Corbyn is assumed, understandably, to be entirely different to Griffin in his opinion of Jews (and Salah’s team is totally not the BNP): but it is equally understandable that philosophical distinctions between “pro-Israeli lobby” and Griffin’s more crude“Zionist puppets” will be of little import for many Jewish observers, who fear the old antisemitic theme of Jewish financial control over politicians and lawmakers.

However affronted or surprised Corbyn and his ilk may be, it is the impact of such words that matters. It is their impact upon Jews, it is their impact upon antisemites and it is their impact upon antisemitism.

(See here for Corbyn’s response to some of the reporting of his inquiry support.)

How to concisely and accurately explain concerns over similar language, from political polar opposites, is an extremely important matter for CST, as it is for anyone looking to grapple with such issues.

Sadly, most of the far left, and way too much of the liberal-left and its media, are insufficiently concerned with grappling over the historically wrought language of today’s anti-Zionism. Yes, these people say they care about antisemitism, but their concern is always strictly conditional, always upon their own terms, not upon that of the victims (or perpetrators).

The case was “starkly” put by Socialist Workers Party theorist, John Molyneux, who explained the “progressive” logic in his June 2008 article“More than opium: Marxism and religion”.

To put the matter as starkly as possible: from the standpoint of Marxism and international socialism an illiterate, conservative, superstitious Muslim Palestinian peasant who supports Hamas is more progressive than an educated liberal atheist Israeli who supports Zionism (even critically).

Did you catch that? In plain English: if the situation relates to Zionism and you support “Zionism (even critically)” then you can forget about anti-racist solidarity from this section of political opinion; and from those who sympathise with it. (And that means Zionism as defined by the far left and/or its Islamist allies. It most certainly does not mean Zionism as defined by most Jews.)

The Raed Salah example has demonstrated that if a Palestinian (in this case, actually Israeli) Muslim is found to have pushed the old blood libel (ie the one about Jews using the blood of Christian children to make matzos at Passover), then that’s just not relevant for his “progressive” allies.

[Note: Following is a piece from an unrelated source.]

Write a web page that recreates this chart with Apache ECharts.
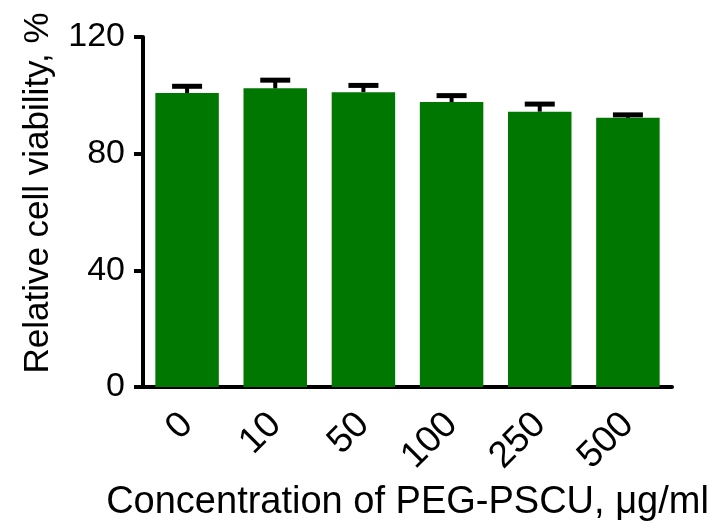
<!DOCTYPE html>
<html>
<head>
<meta charset="utf-8">
<script src="https://cdn.jsdelivr.net/npm/echarts@6/dist/echarts.min.js"></script>
<style>
  html, body { margin: 0; padding: 0; background: #fff; }
  #main { width: 715px; height: 531px; }
</style>
</head>
<body>
<div id="main"></div>
<script>
// data
var categories = ['0', '10', '50', '100', '250', '500'];
var viability = [100.8, 102.4, 101.1, 97.7, 94.4, 92.3];
var errors = [2.3, 2.8, 2.3, 2.2, 2.6, 1.0];
var yTicks = [0, 40, 80, 120];

document.addEventListener('DOMContentLoaded', function () {
  var myChart = echarts.init(document.getElementById('main'));
  var font = 'Liberation Sans';

  // [index, mean, sd] for the error bars
  var errData = categories.map(function (c, i) {
    return [i, viability[i], errors[i]];
  });

  var option = {
    animation: false,
    grid: { left: 143, right: 43, top: 37, bottom: 144 },
    xAxis: {
      type: 'category',
      data: categories,
      name: 'Concentration of PEG-PSCU, μg/ml',
      nameLocation: 'middle',
      nameGap: 97,
      nameTextStyle: { fontFamily: font, fontSize: 38, color: '#000' },
      axisLine: { lineStyle: { color: '#000', width: 4 } },
      axisTick: { alignWithLabel: true, length: 8, lineStyle: { color: '#000', width: 4 } },
      axisLabel: { rotate: 45, fontFamily: font, fontSize: 37, color: '#000', margin: 32 }
    },
    yAxis: {
      type: 'value',
      min: yTicks[0],
      max: yTicks[yTicks.length - 1],
      interval: 40,
      name: 'Relative cell viability, %',
      nameLocation: 'middle',
      nameGap: 87,
      nameTextStyle: { fontFamily: font, fontSize: 35, color: '#000', padding: [0, 0, 0, 38] },
      axisLine: { show: true, lineStyle: { color: '#000', width: 4 } },
      axisTick: { show: true, length: 9, lineStyle: { color: '#000', width: 4 } },
      axisLabel: { fontFamily: font, fontSize: 34, color: '#000', margin: 18 },
      splitLine: { show: false }
    },
    series: [
      {
        type: 'bar',
        data: viability,
        barCategoryGap: '28%',
        itemStyle: { color: '#007700' },
        z: 2
      },
      {
        type: 'custom',
        data: errData,
        z: 3,
        renderItem: function (params, api) {
          var i = api.value(0);
          var top = api.coord([i, api.value(1) + api.value(2)]);
          var base = api.coord([i, api.value(1)]);
          var capW = 30;
          return {
            type: 'group',
            children: [
              { type: 'line', shape: { x1: base[0], y1: base[1], x2: top[0], y2: top[1] },
                style: { stroke: '#000', lineWidth: 4 } },
              { type: 'line', shape: { x1: top[0] - capW / 2, y1: top[1], x2: top[0] + capW / 2, y2: top[1] },
                style: { stroke: '#000', lineWidth: 5 } }
            ]
          };
        }
      }
    ]
  };
  myChart.setOption(option);
});
</script>
</body>
</html>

Similarly, the allegation that Salah pushed the new blood libel (ie the one about 4,000 Jews being pre-warned not to attend work in the Twin Towers on 9/11), appears irrelevant.

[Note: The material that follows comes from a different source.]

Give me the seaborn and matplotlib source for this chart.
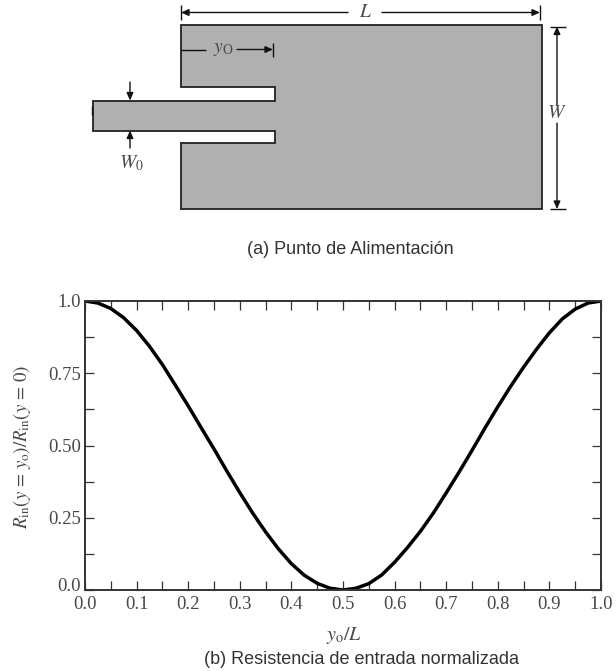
import pandas as pd
import matplotlib.pyplot as plt
import matplotlib.transforms as mtrans
import seaborn as sns

sns.set_style("ticks")
plt.rcParams['font.family'] = ['Liberation Serif', 'DejaVu Serif']
plt.rcParams['mathtext.fontset'] = 'stix'

# curve
y_over_l = [0.0, 0.025, 0.05, 0.075, 0.1, 0.125, 0.15, 0.175, 0.2, 0.225,
            0.25, 0.275, 0.3, 0.325, 0.35, 0.375, 0.4, 0.425, 0.45, 0.475,
            0.5, 0.525, 0.55, 0.575, 0.6, 0.625, 0.65, 0.675, 0.7, 0.725,
            0.75, 0.775, 0.8, 0.825, 0.85, 0.875, 0.9, 0.925, 0.95, 0.975, 1.0]
r_norm = [1.0, 0.993, 0.974, 0.942, 0.898, 0.843, 0.780, 0.709, 0.637, 0.562,
          0.488, 0.411, 0.337, 0.266, 0.201, 0.142, 0.091, 0.051, 0.023, 0.006,
          0.0, 0.006, 0.022, 0.052, 0.096, 0.147, 0.203, 0.266, 0.336, 0.408,
          0.483, 0.560, 0.634, 0.705, 0.771, 0.833, 0.890, 0.938, 0.972, 0.993, 1.0]

x_ticks = [0.0, 0.1, 0.2, 0.3, 0.4, 0.5, 0.6, 0.7, 0.8, 0.9, 1.0]
x_minor = [0.05, 0.15, 0.25, 0.35, 0.45, 0.55, 0.65, 0.75, 0.85, 0.95]
y_ticks = [0.0, 0.25, 0.5, 0.75, 1.0]
y_tick_labels = ['0.0', '0.25', '0.50', '0.75', '1.0']
y_minor = [0.125, 0.375, 0.625, 0.875]

# patch outline, in picture pixels
patch_x = [181, 542, 542, 181, 181, 275, 275, 93, 93, 275, 275, 181, 181]
patch_y = [25, 25, 209, 209, 143, 143, 130.5, 130.5, 100.5, 100.5, 87, 87, 25]

DARK = '#333333'
TEXT = '#484848'
PATCH_GRAY = '#b0b0b0'

fig = plt.figure(figsize=(6.16, 6.71), dpi=100)

# top drawing in pixel coordinates
top = fig.add_axes([0, 0, 1, 1])
top.set_xlim(0, 616)
top.set_ylim(671, 0)
top.axis('off')
top.fill(patch_x, patch_y, facecolor=PATCH_GRAY, edgecolor='#222222', linewidth=1.3)


def seg(x0, y0, x1, y1):
    top.plot([x0, x1], [y0, y1], color='#111111', lw=1.0, solid_capstyle='butt')


def arrow(x0, y0, x1, y1):
    top.annotate('', xy=(x1, y1), xytext=(x0, y0),
                 arrowprops=dict(arrowstyle='-|>,head_length=0.45,head_width=0.2',
                                 color='#111111', lw=1.0, shrinkA=0, shrinkB=0))


# L
seg(181, 5, 181, 20)
seg(540, 5, 540, 20)
arrow(348, 12.5, 181, 12.5)
arrow(382, 12.5, 540, 12.5)
top.text(366, 12.5, '$L$', fontsize=14, color=TEXT, ha='center', va='center')
# y0
seg(181, 49.5, 206, 49.5)
arrow(237, 49.5, 273, 49.5)
seg(273, 43, 273, 57)
top.text(223, 49.5, r'$y_{\mathrm{O}}$', fontsize=14, color=TEXT, ha='center', va='center')
# W
seg(550, 26.5, 566, 26.5)
seg(550, 209, 566, 209)
arrow(557, 105, 557, 26.5)
arrow(557, 123, 557, 209)
top.text(557, 113, '$W$', fontsize=14, color=TEXT, ha='center', va='center')
# W0
arrow(130, 82, 130, 100.5)
arrow(130, 148, 130, 130.5)
top.text(131, 163, r'$W_{\mathrm{0}}$', fontsize=14, color=TEXT, ha='center', va='center')
seg(91.5, 106, 91.5, 115)

# bottom chart
ax = fig.add_axes([85 / 616, 1 - 590 / 671, (601 - 85) / 616, (590 - 301) / 671])
ax.patch.set_alpha(0)
df = pd.DataFrame({'y_over_l': y_over_l, 'r_norm': r_norm})
sns.lineplot(data=df, x='y_over_l', y='r_norm', color='black', linewidth=2.5, ax=ax,
             solid_joinstyle='round')
ax.set_xlim(0, 1)
ax.set_ylim(0, 1)
ax.set_xticks(x_ticks)
ax.set_xticklabels([f'{v:.1f}' for v in x_ticks])
ax.set_xticks(x_minor, minor=True)
ax.set_yticks(y_ticks)
ax.set_yticklabels(y_tick_labels)
ax.set_yticks(y_minor, minor=True)
ax.tick_params(which='both', direction='in', length=6.5, width=0.9, color=DARK,
               top=True, right=True, labelsize=13.5, labelcolor=TEXT, pad=3)
ax.tick_params(axis='x', which='both', pad=4)
for side, spine in ax.spines.items():
    spine.set_color(DARK)
    spine.set_linewidth(1.4)
ax.set_xlabel('')
ax.set_ylabel('')

# the lower 0.0 sits a little above its tick, clear of the x labels
zero_label = ax.get_yticklabels()[0]
zero_label.set_transform(zero_label.get_transform()
                         + mtrans.ScaledTranslation(0, 4 / 72, fig.dpi_scale_trans))

fig.text(344 / 616, 1 - 635 / 671, r'$y_{\mathrm{o}}/L$', fontsize=14.5, color=TEXT,
         ha='center', va='center')
fig.text(22 / 616, 1 - 447 / 671, r'$R_{\mathrm{in}}(y\,=\,y_{\mathrm{o}})/R_{\mathrm{in}}(y\,=\,0)$',
         fontsize=13.5, color=TEXT, rotation=90, ha='center', va='center')
fig.text(350 / 616, 1 - 250 / 671, '(a) Punto de Alimentación', fontsize=13,
         family='Liberation Sans', color=DARK, ha='center', va='center')
fig.text(362 / 616, 1 - 660 / 671, '(b) Resistencia de entrada normalizada', fontsize=13,
         family='Liberation Sans', color=DARK, ha='center', va='center')

plt.savefig('out.png', dpi=100)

Worse, complain about Salah, as CST and others have done; and you risk being derided as a Zionist lackey, an agent of Israel, or simply a fool who cannot distinguish between antisemitism and mere so-called “criticism of the acts of the Israeli state”, as implied by senior Guardian figure, David Hearst, on the Guardian’s Comment is Free:

As the CST makes clear in its reports, there is a world of difference between antisemitism, anti-Zionism, and criticism of the actions of the Israeli state. All three discourses have their own dynamic. There are grave dangers in conflating the three.

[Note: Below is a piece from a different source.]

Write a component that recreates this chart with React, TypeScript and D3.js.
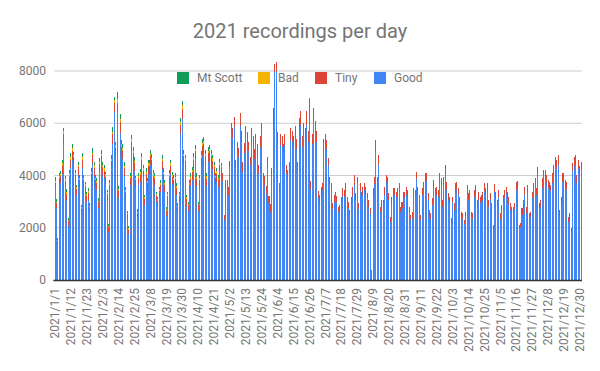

Hearst, who both praised and criticised CST’s work, is correct in the above summary of CST’s reports, but (like so much of the Guardian’s Salah coverage) he only tells half the story. He neglects to say that CST’s reports also stress the way in which old antisemitic themes resonate within today’s anti-Zionism. CST’s reports clearly do not attack “criticism of the acts of the Israeli state”, but they do attack the manner in which the ridiculously vast mythology of modern day anti-Zionism resonates with old antisemitic themes.

The history of antisemitism shows what Griffin’s Zionists really are, but this is also why we fear Salah’s input into our already fraught local dynamic.

In the case of Salah, move against him and you risk his supporters suggesting that this reveals a “pro-Israeli lobby” control mechanism over the Prime Minister and the Home Secretary; an anti-racist Labour MP champions their call for an inquiry, adding that he will take tea with Salah at Westminster; and, totally predictably, the Guardian sides with the oppressed Palestinian.

That is the state of anti-Zionism and antisemitism today.  The situation may not suit depressingly large sections of self-styled “progressive” society, but it certainly suits Jewish communities far, far less.